Objectification vs. Seeing People for Who They Are

By Ken Wells - 06/25/2020

 

“Having had a spiritual awakening as the result of these steps, we tried to carry this message to alcoholics, and to practice these principles in all our affairs”— Step 12

If you choose to stay with the 12 step program long enough, inevitably you will need to embrace Step 12.  In order to make Step 12 a lifestyle it requires that you integrate all of the other steps into your life. Recognizing out of control behavior, Higher Power, surrender, character flaws, removal of shortcomings, and making amends is all necessary for Step 12 to be dynamic in the heart of an addict.

Regardless of addiction, objectification is a major hurdle for all addicts. When spun up with craving, an addict will obsess about their drug of choice and everything and everyone leading up to the fix are mere objects to be utilized to complete rush that comes from the junkie worm inside. To objectify means to experience what is present as an object. When addicts morph into addictive mood shift, they treat their entire world as a utility to achieve the high—not just the drug.

Addict thinking crystalizes into “I want what I want when I want it”. In relationships, addict’ behavior can be likened to an exercise ball blown up way beyond proportion that smashes everyone in the room against the wall because addiction takes up all the room. Acting out is the epitome of objectification.

The 12 step process helps to break through the powerlessness of objectification. Mightily an addict moves from dominating or being dominated to embracing surrender and acceptance. There is an egalitarian shift from “power-over” to “power-with” dynamics in relationships. As Martin Buber describes in his classic book, I- Thou, there is a transformation from “I-It (object) to I-Thou (sacred) in relationship to others. It’s the underscoring of treating all living things with dignity and respect. In this practice, even the addiction itself is not hated. Rather, an addict learns to listen to the legitimate need underneath the addictive urge and focuses on meeting that need in a healthy self-parenting manner.

The 12th step requires that the urge to objectify must be contained and sublimated. An addict must have the capacity to reframe experiences of luring enticement and obsession and convert them into empathy toward themselves and the world around them. Though an addict’s recovery is about saving themselves from addictive destruction, ultimately, it is about contributing to making a better community. Recovery always moves toward objectification being transformed into seeing others, not as a commodity but as whole people.

The 12th step requires that we extend empathy and compassion for the world around us. It implores that we see people as connected to us through common shared brokenness which is dug out in recovery throughout each step before the 12th. It is about leaving objectification behind and declaring it not useful. It’s about knowing that your life matters and treating others in ways that they matter, too. The 12th step implores that we cultivate a kinship with the world we live. The 12th step is a culmination of all the steps that compels us to treat each other with compassion and connection. It helps to cultivate a spirit that embraces the concept that we belong to each other. Therefore, we substitute name calling which is a form of objectification with healing words of affirmation. The fruit of a recovery life is not only to save the addict and family.  To inaugurate the 12th step is to revive the human spirit of consideration toward others. It is to get beyond the differences that create suffering that exist within partner relationships, social injustice and political division that dominates our communities.
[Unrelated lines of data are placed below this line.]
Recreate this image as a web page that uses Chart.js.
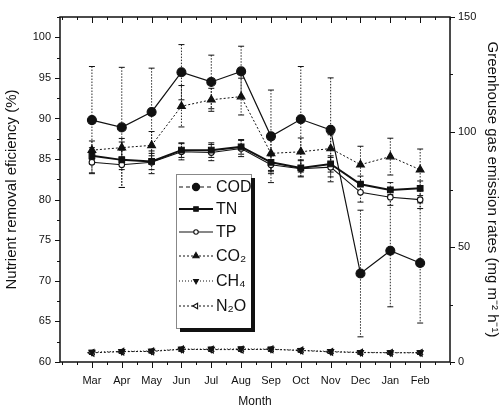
<!DOCTYPE html>
<html><head><meta charset="utf-8">
<script src="https://cdn.jsdelivr.net/npm/chart.js@4"></script>
<style>html,body{margin:0;padding:0;background:#fff;overflow:hidden}</style>
</head><body>
<div style="width:501px;height:409px"><canvas id="c" width="501" height="409"></canvas></div>
<script>
const months = ['Mar','Apr','May','Jun','Jul','Aug','Sep','Oct','Nov','Dec','Jan','Feb'];
const seriesNames = ['COD','TN','TP','CO₂','CH₄','N₂O'];
const leftTicks = [60,65,70,75,80,85,90,95,100];
const rightTicks = [0,50,100,150];
// left axis (%)
const cod    = [89.8,88.9,90.8,95.7,94.5,95.8,87.8,89.9,88.6,70.9,73.7,72.2];
const codErr = [6.6,7.4,5.4,3.4,3.3,3.1,5.7,6.5,6.4,7.8,6.9,7.4];
const tn     = [85.4,84.9,84.7,86.1,86.1,86.5,84.6,83.9,84.4,81.9,81.2,81.4];
const tnErr  = [1.0,1.2,1.0,0.9,0.9,0.9,1.0,1.0,1.0,1.0,0.9,0.9];
const tp     = [84.6,84.3,84.6,85.9,85.8,86.3,84.3,83.8,84.0,80.9,80.3,80.0];
const tpErr  = [1.3,2.8,1.4,1.0,1.0,1.0,1.1,1.0,1.2,1.2,1.0,1.1];
// right axis (mg m-2 h-1)
const co2    = [92.1,93.2,94.2,111.2,114.0,115.4,90.7,91.4,92.8,85.8,89.3,83.6];
const co2Err = [4,4,6,9,5,8,8,6,6,8,8,9];
const ch4    = [4.3,4.6,4.8,5.6,5.6,5.7,5.6,5.1,4.6,4.2,4.1,4.1];
const ch4Err = [0.8,0.8,0.8,0.9,0.9,0.9,0.9,0.8,0.8,0.8,0.8,0.8];
const n2o    = [4.0,4.5,4.6,5.5,5.4,5.4,5.5,5.0,4.4,4.1,4.0,4.0];
const n2oErr = [0.7,0.7,0.7,0.8,0.8,0.8,0.8,0.7,0.7,0.7,0.7,0.7];

const INK = '#111';
const FONT = "'Liberation Sans', Arial, Helvetica, sans-serif";
Chart.defaults.font.family = FONT;
Chart.defaults.color = INK;

const pts = arr => arr.map((v,i)=>({x:i+1,y:v}));

const datasets = [
 {label:seriesNames[0], data:pts(cod), err:codErr, yAxisID:'y', pointStyle:'circle', pointRadius:4.5, pointBackgroundColor:INK, borderWidth:1.2, borderDash:[], legendDash:[4,3]},
 {label:seriesNames[1], data:pts(tn), err:tnErr, yAxisID:'y', pointStyle:'rect', pointRadius:4, pointBackgroundColor:INK, borderWidth:2, borderDash:[]},
 {label:seriesNames[2], data:pts(tp), err:tpErr, yAxisID:'y', pointStyle:'circle', pointRadius:2.8, pointBackgroundColor:'#fff', borderWidth:1.1, borderDash:[]},
 {label:seriesNames[3], data:pts(co2), err:co2Err, yAxisID:'y2', pointStyle:'triangle', pointRadius:4.5, pointBackgroundColor:INK, borderWidth:1, borderDash:[2,2]},
 {label:seriesNames[4], data:pts(ch4), err:ch4Err, yAxisID:'y2', pointStyle:'triangle', pointRotation:180, pointRadius:3.5, pointBackgroundColor:INK, borderWidth:1, borderDash:[1,2]},
 {label:seriesNames[5], data:pts(n2o), err:n2oErr, yAxisID:'y2', pointStyle:'triangle', pointRotation:270, pointRadius:4, pointBackgroundColor:'#fff', borderWidth:1, borderDash:[2,2]}
].map(d=>Object.assign({borderColor:INK, pointBorderColor:INK, pointBorderWidth:1.1, showLine:true, fill:false, tension:0}, d));

const errorBars = {
 id:'errorBars',
 beforeDatasetsDraw(chart){
  const ctx = chart.ctx, xs = chart.scales.x;
  ctx.save();
  ctx.strokeStyle = INK;
  chart.data.datasets.forEach(ds=>{
   const ys = chart.scales[ds.yAxisID];
   ds.data.forEach((p,i)=>{
    const e = ds.err[i];
    const x = xs.getPixelForValue(p.x);
    const y1 = ys.getPixelForValue(p.y+e), y2 = ys.getPixelForValue(p.y-e);
    ctx.lineWidth = 0.9; ctx.setLineDash([1.5,1.5]);
    ctx.beginPath(); ctx.moveTo(x,y1); ctx.lineTo(x,y2); ctx.stroke();
    ctx.setLineDash([]); ctx.lineWidth = 1;
    ctx.beginPath(); ctx.moveTo(x-3,y1); ctx.lineTo(x+3,y1); ctx.moveTo(x-3,y2); ctx.lineTo(x+3,y2); ctx.stroke();
   });
  });
  ctx.restore();
 }
};

const frame = {
 id:'frame',
 afterDraw(chart){
  const {ctx, chartArea:a, scales} = chart;
  ctx.save(); ctx.strokeStyle = INK;
  ctx.lineWidth = 1.5;
  ctx.strokeRect(a.left, a.top, a.right-a.left, a.bottom-a.top);
  ctx.lineWidth = 1;
  ctx.beginPath();
  for (let v=0; v<=13.0001; v+=0.5){
   const x = Math.round(scales.x.getPixelForValue(v))+0.5;
   const major = Math.abs(v-Math.round(v))<1e-6 && v>=1 && v<=12;
   const L = major?6:3;
   ctx.moveTo(x,a.bottom); ctx.lineTo(x,a.bottom+L);
   ctx.moveTo(x,a.top); ctx.lineTo(x,a.top+L);
  }
  for (let v=60; v<=102.5001; v+=2.5){
   const y = Math.round(scales.y.getPixelForValue(v))+0.5;
   const L = (v%5===0)?5:3;
   ctx.moveTo(a.left,y); ctx.lineTo(a.left-L,y);
  }
  for (let v=0; v<=150; v+=25){
   const y = Math.round(scales.y2.getPixelForValue(v))+0.5;
   const L = (v%50===0)?5:3;
   ctx.moveTo(a.right,y); ctx.lineTo(a.right+L,y);
  }
  ctx.stroke();
  ctx.restore();
 }
};

const legendBox = {
 id:'legendBox',
 afterDraw(chart){
  const ctx = chart.ctx;
  const bx=176, by=174, bw=75, bh=154;
  const rows = [187,209,232,256,281,306];
  ctx.save();
  ctx.fillStyle = '#fff'; ctx.fillRect(bx,by,bw,bh);
  ctx.fillStyle = INK;
  ctx.fillRect(bx+bw, by+4, 4, bh);
  ctx.fillRect(bx+4, by+bh, bw, 4);
  ctx.strokeStyle = INK; ctx.lineWidth = 1; ctx.setLineDash([1,1]);
  ctx.strokeRect(bx+0.5, by+0.5, bw, bh);
  ctx.setLineDash([]);
  chart.data.datasets.forEach((ds,i)=>{
   const y = rows[i];
   ctx.strokeStyle = INK; ctx.lineWidth = ds.borderWidth;
   ctx.setLineDash(ds.legendDash || ds.borderDash || []);
   ctx.beginPath(); ctx.moveTo(bx+3,y); ctx.lineTo(bx+37,y); ctx.stroke();
   ctx.setLineDash([]);
   ctx.fillStyle = ds.pointBackgroundColor; ctx.strokeStyle = INK; ctx.lineWidth = 1.1;
   Chart.helpers.drawPoint(ctx, {pointStyle:ds.pointStyle, radius:ds.pointRadius*0.8, rotation:ds.pointRotation||0, borderWidth:1.1}, bx+20, y);
   ctx.fillStyle = INK;
   ctx.font = "16px " + FONT;
   ctx.textBaseline = 'middle'; ctx.textAlign = 'left';
   ctx.fillText(ds.label, bx+40, y+1);
  });
  ctx.restore();
 }
};

new Chart(document.getElementById('c'), {
 type:'scatter',
 data:{datasets},
 options:{
  responsive:false, animation:false,
  layout:{padding:{top:17,left:0,right:0,bottom:0}},
  plugins:{legend:{display:false}, tooltip:{enabled:false}},
  scales:{
   x:{type:'linear', position:'bottom', min:-0.07, max:13,
      afterFit(s){s.height=47;},
      afterBuildTicks(s){s.ticks = months.map((m,i)=>({value:i+1}));},
      grid:{display:false, drawTicks:false}, border:{display:false},
      ticks:{padding:12, autoSkip:false, maxRotation:0, font:{size:11}, callback:v=>months[Math.round(v)-1]||''},
      title:{display:true, text:'Month', font:{size:12}, padding:{top:0,bottom:0}}},
   y:{type:'linear', position:'left', min:60, max:102.5,
      afterFit(s){s.width=60;},
      afterBuildTicks(s){s.ticks = leftTicks.map(v=>({value:v}));},
      grid:{display:false, drawTicks:false}, border:{display:false},
      ticks:{padding:9, font:{size:11}},
      title:{display:true, text:'Nutrient removal eficiency (%)', font:{size:15}, padding:{top:3,bottom:0}}},
   y2:{type:'linear', position:'right', min:0, max:150,
      afterFit(s){s.width=51;},
      afterBuildTicks(s){s.ticks = rightTicks.map(v=>({value:v}));},
      grid:{display:false, drawTicks:false}, border:{display:false},
      ticks:{padding:8, font:{size:11}},
      title:{display:true, text:'Greenhouse gas emission rates (mg m⁻² h⁻¹)', font:{size:15}, padding:{top:0,bottom:0}}}
  }
 },
 plugins:[errorBars, frame, legendBox]
});
</script>
</body></html>
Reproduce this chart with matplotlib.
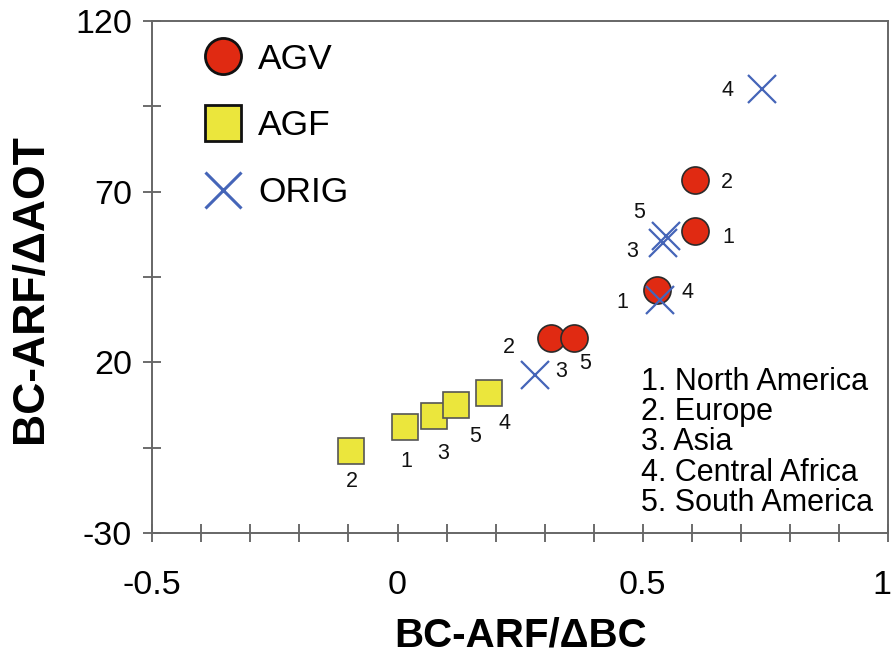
import matplotlib
matplotlib.use("Agg")
import matplotlib.pyplot as plt
import matplotlib.transforms as mtransforms
from matplotlib.lines import Line2D
from matplotlib.ticker import FixedLocator, MultipleLocator, FuncFormatter

plt.rcParams['font.family'] = ['Liberation Sans', 'DejaVu Sans']

# Data (region numbers: 1 North America, 2 Europe, 3 Asia, 4 Central Africa, 5 South America)
regions = ["1", "2", "3", "4", "5"]
agv_x = [0.606, 0.606, 0.313, 0.529, 0.360]
agv_y = [58.5, 73.4, 27.1, 41.2, 27.1]
agf_x = [0.015, -0.095, 0.074, 0.186, 0.119]
agf_y = [1.0, -6.0, 4.3, 11.0, 7.5]
orig_x = [0.535, 0.280, 0.541, 0.743, 0.547]
orig_y = [38.3, 16.3, 55.0, 100.1, 57.0]

# label offsets (points) for the region numbers
agv_off = [(24, -5), (23, -2), (7, -24), (22, -2), (8, -18)]
agf_off = [(1, -25), (1, -22), (7, -27), (11, -22), (14, -23)]
orig_off = [(-27, -2), (-19, 20), (-22, -6), (-25, -1), (-19, 17)]

x_ticks = [-0.5, 0, 0.5, 1]
y_ticks = [-30, 20, 70, 120]
y_minor = [-5, 45, 95]
region_text = "1. North America\n2. Europe\n3. Asia\n4. Central Africa\n5. South America"

fig = plt.figure(figsize=(8.92, 6.55), dpi=100)
ax = fig.add_axes([0.1707, 0.1863, 0.8248, 0.7817])

red = '#e02a12'
yellow = '#ebe63c'
blue = '#4565b8'

ax.plot(agv_x, agv_y, 'o', ms=19.5, mfc=red, mec='#2a2a2a', mew=1.2, ls='none', zorder=3)
ax.plot(agf_x, agf_y, 's', ms=19, mfc=yellow, mec='#555555', mew=1.2, ls='none', zorder=4)
ax.plot(orig_x, orig_y, 'x', ms=20, mec=blue, mew=1.6, ls='none', zorder=5)

for xs, ys, offs in [(agv_x, agv_y, agv_off), (agf_x, agf_y, agf_off), (orig_x, orig_y, orig_off)]:
    for xv, yv, lab, off in zip(xs, ys, regions, offs):
        ax.annotate(lab, (xv, yv), xytext=off, textcoords='offset points',
                    ha='center', va='center', fontsize=15.5, color='#111111', zorder=6)

ax.set_xlim(-0.5, 1)
ax.set_ylim(-30, 120)
ax.xaxis.set_major_locator(FixedLocator(x_ticks))
ax.xaxis.set_minor_locator(MultipleLocator(0.1))
ax.yaxis.set_major_locator(FixedLocator(y_ticks))
ax.yaxis.set_minor_locator(FixedLocator(y_minor))
ax.xaxis.set_major_formatter(FuncFormatter(lambda v, p: ('%g' % v)))
ax.yaxis.set_major_formatter(FuncFormatter(lambda v, p: ('%g' % v)))
ax.tick_params(axis='both', which='both', direction='inout', length=13, width=1.1,
               color='#444444', labelsize=24.5, top=False, right=False)
ax.tick_params(axis='x', which='major', pad=20)
ax.tick_params(axis='y', which='major', pad=8)
for s in ax.spines.values():
    s.set_color('#666666')
    s.set_linewidth(1.4)

ax.set_xlabel("BC-ARF/ΔBC", fontsize=29, fontweight='bold', labelpad=11)
ax.set_ylabel("BC-ARF/ΔAOT", fontsize=32, fontweight='bold')
ax.yaxis.set_label_coords(-0.138, 0.477)

fig.canvas.draw()
last = ax.get_xticklabels()[-1]
last.set_transform(last.get_transform() + mtransforms.ScaledTranslation(-6 / 100, 0, fig.dpi_scale_trans))

handles = [
    Line2D([], [], marker='o', ls='none', ms=26, mfc=red, mec='#111111', mew=2, label='AGV'),
    Line2D([], [], marker='s', ls='none', ms=26, mfc=yellow, mec='#111111', mew=2, label='AGF'),
    Line2D([], [], marker='x', ls='none', ms=26, mec=blue, mew=2.2, label='ORIG'),
]
ax.legend(handles=handles, loc='upper left', bbox_to_anchor=(0.048, 0.985), frameon=False,
          fontsize=25.5, labelspacing=0.95, handletextpad=0.4, handlelength=1.2, borderaxespad=0)

ax.text(0.664, 0.325, region_text, transform=ax.transAxes, ha='left', va='top',
        fontsize=22, linespacing=1.02)

fig.savefig("out.png", dpi=100)
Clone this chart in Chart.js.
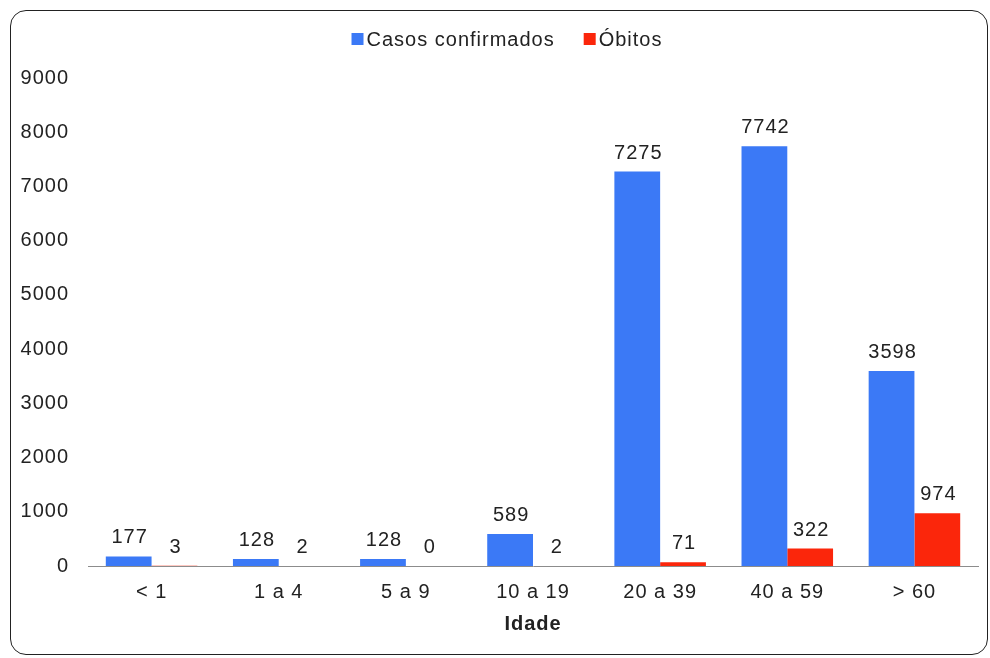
<!DOCTYPE html>
<html>
<head>
<meta charset="utf-8">
<script src="https://cdn.jsdelivr.net/npm/chart.js@4/dist/chart.umd.min.js"></script>
<style>
  html, body { margin: 0; padding: 0; background: #fff; }
  #wrap { position: relative; width: 990px; height: 658px; }
  #frame {
    position: absolute; left: 10px; top: 10px; width: 976px; height: 643px;
    border: 1.5px solid #222; border-radius: 16px; pointer-events: none;
  }
</style>
</head>
<body>
<div id="wrap">
  <canvas id="idadeChart" width="990" height="658"></canvas>
  <div id="frame"></div>
</div>
<script>
const faixas = ["< 1", "1 a 4", "5 a 9", "10 a 19", "20 a 39", "40 a 59", "> 60"];
const casos = [177, 128, 128, 589, 7275, 7742, 3598];
const obitos = [3, 2, 0, 2, 71, 322, 974];
const yTicks = [0, 1000, 2000, 3000, 4000, 5000, 6000, 7000, 8000, 9000];

const FONTE = "'Liberation Sans', Arial, sans-serif";
Chart.defaults.font.family = FONTE;
Chart.defaults.font.size = 20;
Chart.defaults.color = "#222";

// o original tem um espaçamento entre letras um pouco maior
const espacamento = {
  id: "espacamento",
  beforeUpdate(chart) { chart.ctx.letterSpacing = "1px"; },
  beforeDraw(chart) { chart.ctx.letterSpacing = "1px"; },
};

// etiquetas de valor sobre cada barra
const valorLabels = {
  id: "valorLabels",
  afterDatasetsDraw(chart) {
    const ctx = chart.ctx;
    ctx.save();
    ctx.font = "20px " + FONTE;
    ctx.fillStyle = "#222";
    ctx.textAlign = "center";
    ctx.textBaseline = "alphabetic";
    chart.data.datasets.forEach((ds, i) => {
      chart.getDatasetMeta(i).data.forEach((bar, j) => {
        ctx.fillText(String(ds.data[j]), bar.x + 1, bar.y - 13);
      });
    });
    ctx.restore();
  }
};

// legenda desenhada à mão (quadrado colado ao texto)
const legendaTopo = {
  id: "legendaTopo",
  afterDraw(chart) {
    const ctx = chart.ctx;
    const box = 12, gapTexto = 3, gapItem = 29, yMid = 39;
    ctx.save();
    ctx.font = "20px " + FONTE;
    const itens = chart.data.datasets.map(ds => ({
      texto: ds.label, cor: ds.backgroundColor, w: ctx.measureText(ds.label).width,
    }));
    const total = itens.reduce((s, it) => s + box + gapTexto + it.w, 0) + gapItem * (itens.length - 1);
    let x = chart.width / 2 + 12 - total / 2;
    ctx.textBaseline = "middle";
    ctx.textAlign = "left";
    itens.forEach(it => {
      ctx.fillStyle = it.cor;
      ctx.fillRect(x, yMid - box / 2, box, box);
      x += box + gapTexto;
      ctx.fillStyle = "#222";
      ctx.fillText(it.texto, x, yMid + 1);
      x += it.w + gapItem;
    });
    ctx.restore();
  }
};

new Chart(document.getElementById("idadeChart"), {
  type: "bar",
  data: {
    labels: faixas,
    datasets: [
      { label: "Casos confirmados", data: casos, backgroundColor: "#3b79f6" },
      { label: "Óbitos", data: obitos, backgroundColor: "#fb260b" },
    ],
  },
  options: {
    responsive: false,
    animation: false,
    layout: { padding: { left: 10, right: 12, top: 78, bottom: 12 } },
    datasets: { bar: { categoryPercentage: 0.72, barPercentage: 1.0 } },
    plugins: {
      legend: { display: false },
      tooltip: { enabled: false },
    },
    scales: {
      x: {
        grid: { display: false, drawTicks: false },
        border: { display: true, color: "#8c8c8c", width: 1 },
        ticks: { padding: 14 },
        title: { display: true, text: "Idade", font: { weight: "bold", size: 20 }, padding: { top: 4, bottom: 10 } },
        afterFit: s => { s.height = 80; },
      },
      y: {
        min: 0,
        max: 9000,
        grid: { display: false, drawTicks: false },
        border: { display: false },
        afterBuildTicks: s => { s.ticks = yTicks.map(v => ({ value: v })); },
        ticks: { padding: 19, callback: v => String(v) },
        afterFit: s => { s.width = 78; },
      },
    },
  },
  plugins: [espacamento, valorLabels, legendaTopo],
});
</script>
</body>
</html>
When Michael Brown was killed on Saturday, August 9, 2014, I wanted to connect with the suffering that existed. For me, it was helpful to travel to Ferguson, Mo and attempt to reconstruct the last minutes of his life.  I wanted to generate compassion toward what he and others might have experienced. In short, I traced his apparent journey from the Quick Trip convenience store on West Florrisant Ave. to the location of the tragic event. I stood at the spot on Canfield Drive where Michael was shot. I wanted to try to feel what it might have been like in those last moments. I then moved to where Officer Darren Wilson likely stood and fired the fatal shots. What was it like for him? Michael wasn’t a criminal thug and Officer Wilson wasn’t a cold blooded murderer before this encounter. What could possibly be going through two people’s minds at opposite ends of a horrible tragedy? Then I wanted to stretch my experience to what it must have been like for Michael’s parents and Darren’s parents as well as those in the community? I tried to experience the inconsolable grief, hate and rage for the injustice and the sense of despair and helplessness that permeated an African American community devastated by such tragedy at that time. To say the least it was moving. I believe that working toward equality is the only way to create healing. Only when we recognize our shared humanity do we find healing in human suffering. The 12th step suggests that we carry the message of transformation that breaks down objectification, not only in addictive terms, but, in the way we choose to treat others in community. The 12th step is an action step that challenges me to treat others as not just a statistic but in an intimate relationship of kinship. It challenges me to create a sense of belonging with others who may not share my political, religious or philosophical views but do connect with me through common shared brokenness and suffering. In the advent of COVID pandemic, the thousands of deaths around the world are not just a statistic. Every death is the loss of someone’s mother, father, grandfather or grandmother. The 12th step is an action step filled with empathy and compassion. It challenges each recovering addict to connect from a heart level to the suffering and injustice of other addicts and in truth of others who suffer in the world around us.